The Hamling process comprises initially impregnating a preform of organic polymeric textile material with one or more compounds of metals as desired in the final product. The impregnated material is heated under controlled conditions which prevent ignition of the organic material, but pyrolize the organic material to predominantly carbon and remove the carbon as a carbon-containing gas. The heating continues to oxidize the metal compounds. At least part of the heating is performed in the presence of an oxidizing gas. A product results which has substantially the same shape as the preform, but only about 40% to 60% of its original size. The metal oxide in the product typically is substantially micro-crystalline, or amorphous, that is, its crystallites are so small that they are barely discernible by conventional x-ray diffraction. This is indicative of a crystallite size on the order of 0.1 microns or less, which Hamling preferred for maximum strength in his product. The process, however, is described as capable of preparing fibers with crystallite sizes up to approximately 1 micron. With larger crystallite sizes, a significant loss in strength occurred. Mechanical properties of the product were impaired when the crystallite size exceeded approximately one-tenth the diameter of the fibers.

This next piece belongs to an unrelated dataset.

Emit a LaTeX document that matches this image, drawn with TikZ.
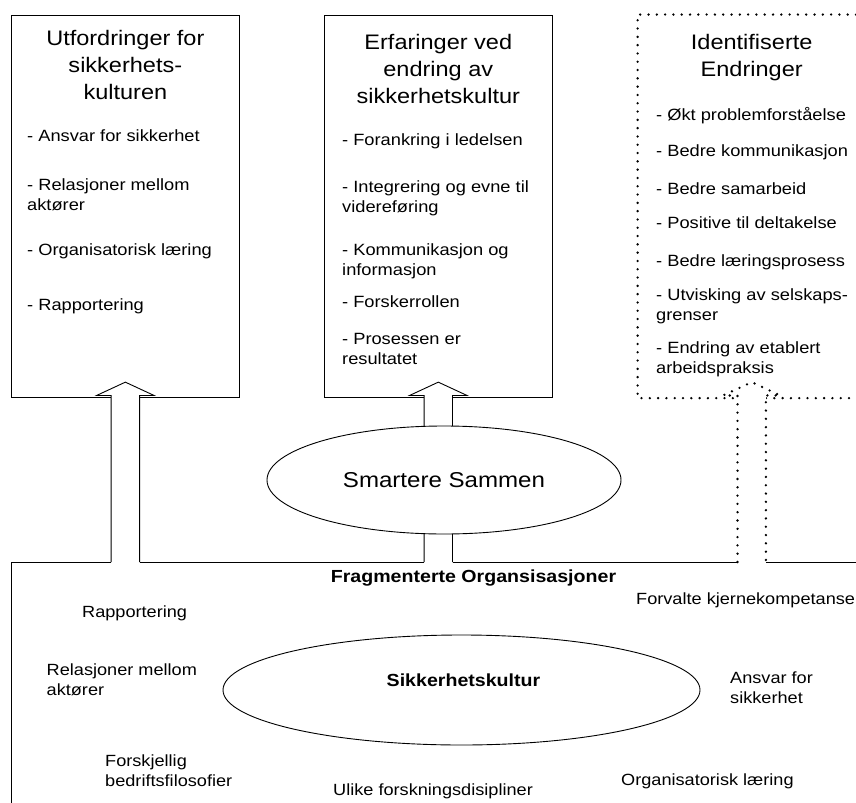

It is known that material capable of superconductive behavior must be in a crystalline state. Hence the process as described by U.S. Pat. No. 3,385,915 would not produce superconductive metal oxide.

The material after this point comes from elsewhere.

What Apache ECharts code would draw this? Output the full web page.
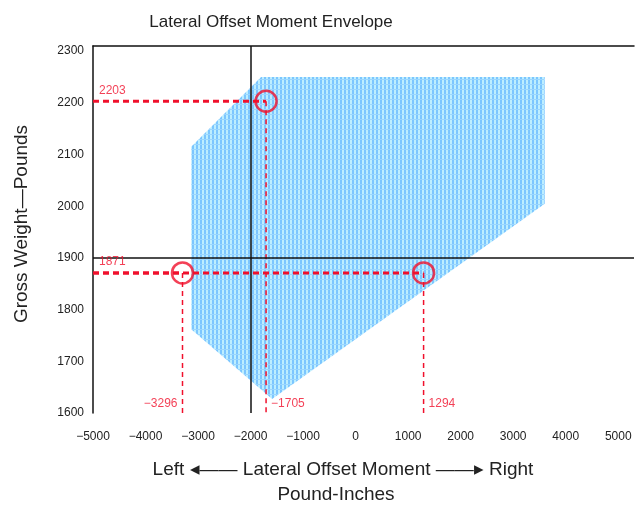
<!DOCTYPE html>
<html>
<head>
<meta charset="utf-8">
<title>Lateral Offset Moment Envelope</title>
<script src="https://cdn.jsdelivr.net/npm/echarts@6/dist/echarts.min.js"></script>
<style>
  html, body { margin: 0; padding: 0; background: #fff; }
  #main { width: 639px; height: 510px; }
</style>
</head>
<body>
<div id="main"></div>
<script>
// envelope outline (moment, weight)
var envelope = [
  [-1800, 2250], [3600, 2250], [3600, 2005], [-1590, 1627],
  [-3130, 1762], [-3130, 2115]
];
// example loading points
var pointMoment = [-1705, -3296, 1294];
var pointWeight = [2203, 1871, 1871];
var weightLabels = [2203, 1871];
var xTicks = [-5000, 5000];
var refMoment = -2000;
var refWeight = 1900;

var red = '#f0102c';
var font = 'Liberation Sans, Arial, sans-serif';

// checker fill like the old scan
var tile = document.createElement('canvas');
tile.width = 4; tile.height = 5;
var tc = tile.getContext('2d');
tc.fillStyle = '#7cc6ff'; tc.fillRect(0, 0, 4, 5);
tc.fillStyle = '#bdeeff'; tc.fillRect(2, 0, 2, 5);
tc.fillStyle = '#9ad6ff'; tc.fillRect(0, 4, 4, 1);

var myChart = echarts.init(document.getElementById('main'));

var series = [];

series.push({
  type: 'custom',
  silent: true,
  z: 1,
  renderItem: function (params, api) {
    if (params.dataIndex > 0) return;
    var pts = envelope.map(function (p) { return api.coord(p); });
    return {
      type: 'polygon',
      shape: { points: pts },
      style: { fill: { image: tile, repeat: 'repeat' } }
    };
  },
  data: [[envelope[0][0], envelope[0][1]]]
});

// black reference lines
series.push({
  type: 'line',
  data: [],
  markLine: {
    silent: true,
    symbol: 'none',
    label: { show: false },
    lineStyle: { color: '#111', type: 'solid', width: 1.5 },
    data: [{ xAxis: refMoment }, { yAxis: refWeight }]
  },
  z: 3
});

// red dashed guides
pointMoment.forEach(function (m, i) {
  var w = pointWeight[i];
  series.push({
    type: 'line', symbol: 'none', silent: true, z: 4,
    data: [[xTicks[0], w], [m, w]],
    lineStyle: { color: red, width: 3, type: [6, 4] }
  });
  series.push({
    type: 'line', symbol: 'none', silent: true, z: 4,
    data: [[m, w], [m, 1600]],
    lineStyle: { color: red, width: 1.5, type: [5, 4] }
  });
});

// circles
series.push({
  type: 'scatter', z: 5, silent: true,
  symbol: 'circle', symbolSize: 21,
  itemStyle: { color: 'rgba(0,0,0,0)', borderColor: red, borderWidth: 2.5 },
  data: pointMoment.map(function (m, i) { return [m, pointWeight[i]]; })
});

// weight labels at left
series.push({
  type: 'scatter', z: 6, silent: true, symbolSize: 0,
  data: weightLabels.map(function (w) { return [xTicks[0], w]; }),
  label: {
    show: true, position: [6, -17], color: red, fontSize: 12, fontFamily: font,
    formatter: function (p) { return String(p.value[1]); }
  }
});

// moment labels at bottom
series.push({
  type: 'scatter', z: 6, silent: true, symbolSize: 0,
  data: pointMoment.map(function (m) { return [m, 1600]; }),
  label: {
    show: true, color: red, fontSize: 12, fontFamily: font,
    position: [0, -15],
    formatter: function (p) { return String(p.value[0]).replace('-', '\u2212'); }
  },
  labelLayout: function (params) {
    var i = params.dataIndex;
    var r = params.labelRect;
    if (pointMoment[i] === -3296) {
      return { x: r.x - r.width - 5 };
    }
    return { x: r.x + 5 };
  }
});

var option = {
  animation: false,
  backgroundColor: '#fff',
  grid: { left: 93, right: 5, top: 46, bottom: 97 },
  xAxis: [{
    type: 'value', min: -5000, max: 5300, interval: 1000,
    axisLine: { show: false }, axisTick: { show: false }, splitLine: { show: false },
    axisLabel: {
      margin: 18, fontSize: 12, color: '#222', fontFamily: font,
      formatter: function (v) { return v > 5000 ? '' : String(v).replace('-', '\u2212'); }
    }
  }, {
    type: 'value', position: 'top', min: -5000, max: 5300,
    axisLine: { show: true, onZero: false, lineStyle: { color: '#111', width: 1.5 } },
    axisTick: { show: false }, axisLabel: { show: false }, splitLine: { show: false }
  }],
  yAxis: {
    type: 'value', min: 1600, max: 2310, interval: 100,
    axisLine: { show: true, onZero: false, lineStyle: { color: '#111', width: 1.5 } },
    axisTick: { show: false }, splitLine: { show: false },
    axisLabel: {
      margin: 9, fontSize: 12, color: '#222', fontFamily: font,
      formatter: function (v) { return String(v); }
    }
  },
  graphic: [
    { type: 'text', x: 271, y: 22, style: { text: 'Lateral Offset Moment Envelope', fill: '#222', fontSize: 17, fontFamily: font, align: 'center', verticalAlign: 'middle' } },
    { type: 'text', x: 22, y: 224, rotation: Math.PI / 2, style: { text: 'Gross Weight\u2014Pounds', fill: '#222', fontSize: 19, fontFamily: font, align: 'center', verticalAlign: 'middle' } },
    { type: 'text', x: 343, y: 470, style: { text: 'Left \u25C2\u2014\u2014 Lateral Offset Moment \u2014\u2014\u25B8 Right', fill: '#222', fontSize: 19, fontFamily: font, align: 'center', verticalAlign: 'middle' } },
    { type: 'text', x: 336, y: 495, style: { text: 'Pound-Inches', fill: '#222', fontSize: 19, fontFamily: font, align: 'center', verticalAlign: 'middle' } }
  ],
  series: series
};

myChart.setOption(option);
</script>
</body>
</html>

Fabrics composed of metal oxides are described by Hamling in U.S. Pat. No. 3,663,182. Such fabrics are produced by the process described in U.S. Pat. No. 3,385,915, which has been summarized above. Hence, the fabric has all the characteristics of a product of that process, and would not be expected to have superconductive properties.
It is an object of the present invention to provide a process for producing superconducting metal oxide fibers, textiles and shapes. It is also an object to produce these products with flexibility and strength so as to allow their further shaping.
It is a feature of this invention that the starting material is organic polymeric material which can be preformed into the final product shape.
It is an advantage of this process that complicated and irregular product shapes can be produced from inexpensive organic materials which are readily preformed into the desired final shape. The preforming is inexpensive in that costly machining is unnecessary. Another advantage is that a high temperature melting furnace is not required.